• _WHAT IS REQUIRED_
Omit every picture and return the rest of the data unaltered.

----

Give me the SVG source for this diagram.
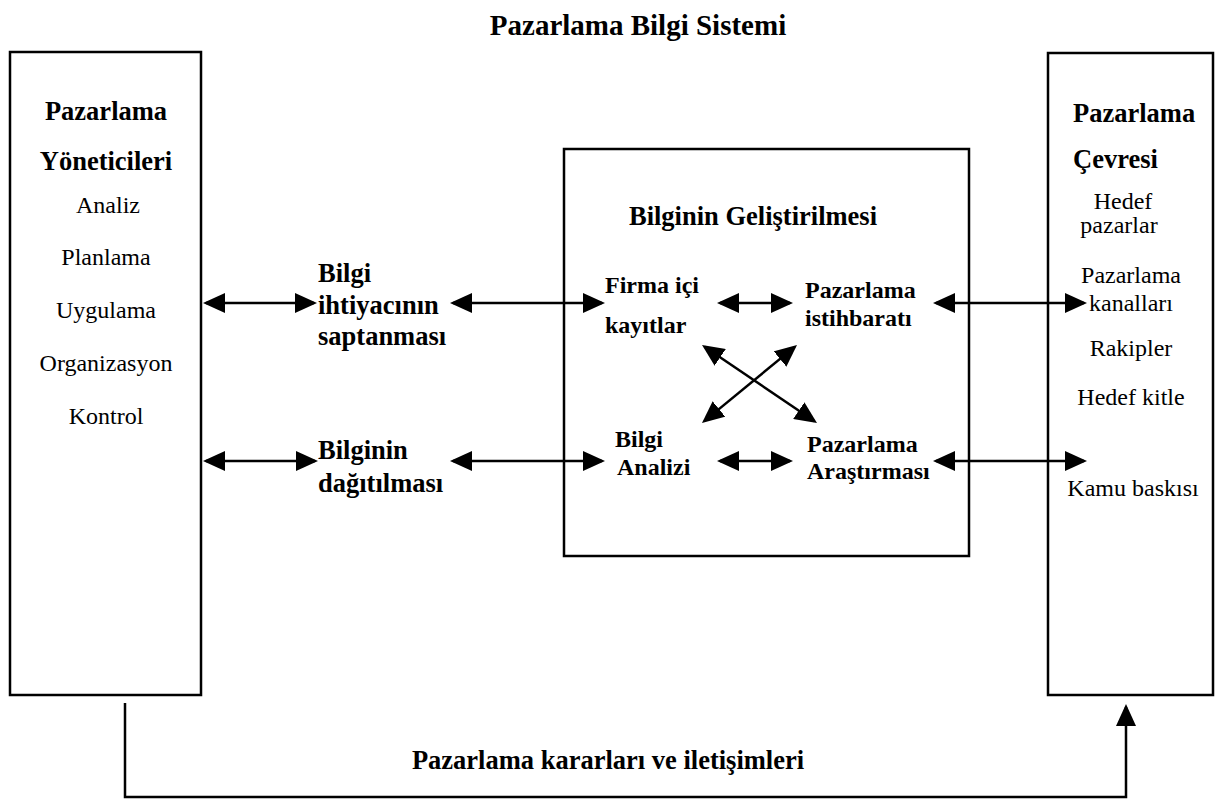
<svg xmlns="http://www.w3.org/2000/svg" width="1221" height="800" viewBox="0 0 1221 800">
  <defs>
    <marker id="head" viewBox="0 0 22 20" markerUnits="userSpaceOnUse" markerWidth="22" markerHeight="20" refX="19" refY="10" orient="auto-start-reverse">
      <path d="M0,0 L22,10 L0,20 z" fill="#000"/>
    </marker>
    <style>
      .box { fill: #fff; stroke: #000; stroke-width: 2.5; }
      .bold { font-family: "Liberation Serif", "Times New Roman", serif; font-weight: bold; font-size: 26.5px; fill: #000; }
      .inner { font-size: 24px; }
      .reg { font-family: "Liberation Serif", "Times New Roman", serif; font-size: 24px; fill: #000; }
      .mid { text-anchor: middle; }
      .link { fill: none; stroke: #000; stroke-width: 2.5; }
      .dbl { marker-start: url(#head); marker-end: url(#head); }
    </style>
  </defs>
  <rect width="1221" height="800" fill="#fff"/>

  <text id="title" class="bold mid" x="638" y="35" style="font-size:29px">Pazarlama Bilgi Sistemi</text>

  <g id="yoneticiler">
    <rect class="box" x="10" y="52" width="191" height="643"/>
    <text class="bold mid" x="106" y="120">Pazarlama</text>
    <text class="bold mid" x="106" y="170">Yöneticileri</text>
    <text class="reg mid" x="108" y="213">Analiz</text>
    <text class="reg mid" x="106" y="265">Planlama</text>
    <text class="reg mid" x="106" y="318">Uygulama</text>
    <text class="reg mid" x="106" y="371">Organizasyon</text>
    <text class="reg mid" x="106" y="424">Kontrol</text>
  </g>

  <g id="cevre">
    <rect class="box" x="1048" y="53" width="165" height="642"/>
    <text class="bold" x="1073" y="122">Pazarlama</text>
    <text class="bold" x="1073" y="168">Çevresi</text>
    <text class="reg mid" x="1123" y="209">Hedef</text>
    <text class="reg mid" x="1119" y="233">pazarlar</text>
    <text class="reg mid" x="1131" y="283">Pazarlama</text>
    <text class="reg mid" x="1131" y="311">kanalları</text>
    <text class="reg mid" x="1131" y="356">Rakipler</text>
    <text class="reg mid" x="1131" y="405">Hedef kitle</text>
    <text class="reg mid" x="1133" y="496">Kamu baskısı</text>
  </g>

  <g id="ihtiyac">
    <text class="bold" x="318" y="282">Bilgi</text>
    <text class="bold" x="318" y="314">ihtiyacının</text>
    <text class="bold" x="318" y="345">saptanması</text>
  </g>

  <g id="dagitim">
    <text class="bold" x="318" y="459">Bilginin</text>
    <text class="bold" x="318" y="492">dağıtılması</text>
  </g>

  <g id="gelistirme">
    <rect class="box" x="564" y="149" width="405" height="407"/>
    <text class="bold mid" x="753" y="225">Bilginin Geliştirilmesi</text>
  </g>

  <g id="firma-ici">
    <text class="bold inner" x="605" y="293">Firma içi</text>
    <text class="bold inner" x="605" y="333">kayıtlar</text>
  </g>

  <g id="istihbarat">
    <text class="bold inner" x="805" y="298">Pazarlama</text>
    <text class="bold inner" x="805" y="326">istihbaratı</text>
  </g>

  <g id="analiz">
    <text class="bold inner" x="615" y="447">Bilgi</text>
    <text class="bold inner" x="617" y="475">Analizi</text>
  </g>

  <g id="arastirma">
    <text class="bold inner" x="807" y="452">Pazarlama</text>
    <text class="bold inner" x="807" y="479">Araştırması</text>
  </g>

  <g id="connectors">
    <!-- upper row -->
    <line class="link dbl" x1="206" y1="303" x2="314" y2="303"/>
    <line class="link dbl" x1="453" y1="303" x2="602" y2="303"/>
    <line class="link dbl" x1="720" y1="303" x2="790" y2="303"/>
    <line class="link dbl" x1="936" y1="303" x2="1084" y2="303"/>
    <!-- lower row -->
    <line class="link dbl" x1="206" y1="461" x2="315" y2="461"/>
    <line class="link dbl" x1="453" y1="461" x2="602" y2="461"/>
    <line class="link dbl" x1="720" y1="461" x2="790" y2="461"/>
    <line class="link dbl" x1="936" y1="461" x2="1084" y2="461"/>
    <!-- crossing diagonals -->
    <line class="link dbl" x1="704.5" y1="346.7" x2="814.5" y2="421.3"/>
    <line class="link dbl" x1="794.7" y1="346.9" x2="704.3" y2="421.1"/>
    <!-- feedback loop -->
    <path class="link" d="M125,703 V797 H1126 V707" marker-end="url(#head)"/>
    <text class="bold mid" x="608" y="769">Pazarlama kararları ve iletişimleri</text>
  </g>
</svg>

----

• _REPLY TO THE TASK_
Give me the SVG source for this diagram.
<svg xmlns="http://www.w3.org/2000/svg" width="1221" height="800" viewBox="0 0 1221 800">
  <defs>
    <marker id="head" viewBox="0 0 22 20" markerUnits="userSpaceOnUse" markerWidth="22" markerHeight="20" refX="19" refY="10" orient="auto-start-reverse">
      <path d="M0,0 L22,10 L0,20 z" fill="#000"/>
    </marker>
    <style>
      .box { fill: #fff; stroke: #000; stroke-width: 2.5; }
      .bold { font-family: "Liberation Serif", "Times New Roman", serif; font-weight: bold; font-size: 26.5px; fill: #000; }
      .inner { font-size: 24px; }
      .reg { font-family: "Liberation Serif", "Times New Roman", serif; font-size: 24px; fill: #000; }
      .mid { text-anchor: middle; }
      .link { fill: none; stroke: #000; stroke-width: 2.5; }
      .dbl { marker-start: url(#head); marker-end: url(#head); }
    </style>
  </defs>
  <rect width="1221" height="800" fill="#fff"/>

  <text id="title" class="bold mid" x="638" y="35" style="font-size:29px">Pazarlama Bilgi Sistemi</text>

  <g id="yoneticiler">
    <rect class="box" x="10" y="52" width="191" height="643"/>
    <text class="bold mid" x="106" y="120">Pazarlama</text>
    <text class="bold mid" x="106" y="170">Yöneticileri</text>
    <text class="reg mid" x="108" y="213">Analiz</text>
    <text class="reg mid" x="106" y="265">Planlama</text>
    <text class="reg mid" x="106" y="318">Uygulama</text>
    <text class="reg mid" x="106" y="371">Organizasyon</text>
    <text class="reg mid" x="106" y="424">Kontrol</text>
  </g>

  <g id="cevre">
    <rect class="box" x="1048" y="53" width="165" height="642"/>
    <text class="bold" x="1073" y="122">Pazarlama</text>
    <text class="bold" x="1073" y="168">Çevresi</text>
    <text class="reg mid" x="1123" y="209">Hedef</text>
    <text class="reg mid" x="1119" y="233">pazarlar</text>
    <text class="reg mid" x="1131" y="283">Pazarlama</text>
    <text class="reg mid" x="1131" y="311">kanalları</text>
    <text class="reg mid" x="1131" y="356">Rakipler</text>
    <text class="reg mid" x="1131" y="405">Hedef kitle</text>
    <text class="reg mid" x="1133" y="496">Kamu baskısı</text>
  </g>

  <g id="ihtiyac">
    <text class="bold" x="318" y="282">Bilgi</text>
    <text class="bold" x="318" y="314">ihtiyacının</text>
    <text class="bold" x="318" y="345">saptanması</text>
  </g>

  <g id="dagitim">
    <text class="bold" x="318" y="459">Bilginin</text>
    <text class="bold" x="318" y="492">dağıtılması</text>
  </g>

  <g id="gelistirme">
    <rect class="box" x="564" y="149" width="405" height="407"/>
    <text class="bold mid" x="753" y="225">Bilginin Geliştirilmesi</text>
  </g>

  <g id="firma-ici">
    <text class="bold inner" x="605" y="293">Firma içi</text>
    <text class="bold inner" x="605" y="333">kayıtlar</text>
  </g>

  <g id="istihbarat">
    <text class="bold inner" x="805" y="298">Pazarlama</text>
    <text class="bold inner" x="805" y="326">istihbaratı</text>
  </g>

  <g id="analiz">
    <text class="bold inner" x="615" y="447">Bilgi</text>
    <text class="bold inner" x="617" y="475">Analizi</text>
  </g>

  <g id="arastirma">
    <text class="bold inner" x="807" y="452">Pazarlama</text>
    <text class="bold inner" x="807" y="479">Araştırması</text>
  </g>

  <g id="connectors">
    <!-- upper row -->
    <line class="link dbl" x1="206" y1="303" x2="314" y2="303"/>
    <line class="link dbl" x1="453" y1="303" x2="602" y2="303"/>
    <line class="link dbl" x1="720" y1="303" x2="790" y2="303"/>
    <line class="link dbl" x1="936" y1="303" x2="1084" y2="303"/>
    <!-- lower row -->
    <line class="link dbl" x1="206" y1="461" x2="315" y2="461"/>
    <line class="link dbl" x1="453" y1="461" x2="602" y2="461"/>
    <line class="link dbl" x1="720" y1="461" x2="790" y2="461"/>
    <line class="link dbl" x1="936" y1="461" x2="1084" y2="461"/>
    <!-- crossing diagonals -->
    <line class="link dbl" x1="704.5" y1="346.7" x2="814.5" y2="421.3"/>
    <line class="link dbl" x1="794.7" y1="346.9" x2="704.3" y2="421.1"/>
    <!-- feedback loop -->
    <path class="link" d="M125,703 V797 H1126 V707" marker-end="url(#head)"/>
    <text class="bold mid" x="608" y="769">Pazarlama kararları ve iletişimleri</text>
  </g>
</svg>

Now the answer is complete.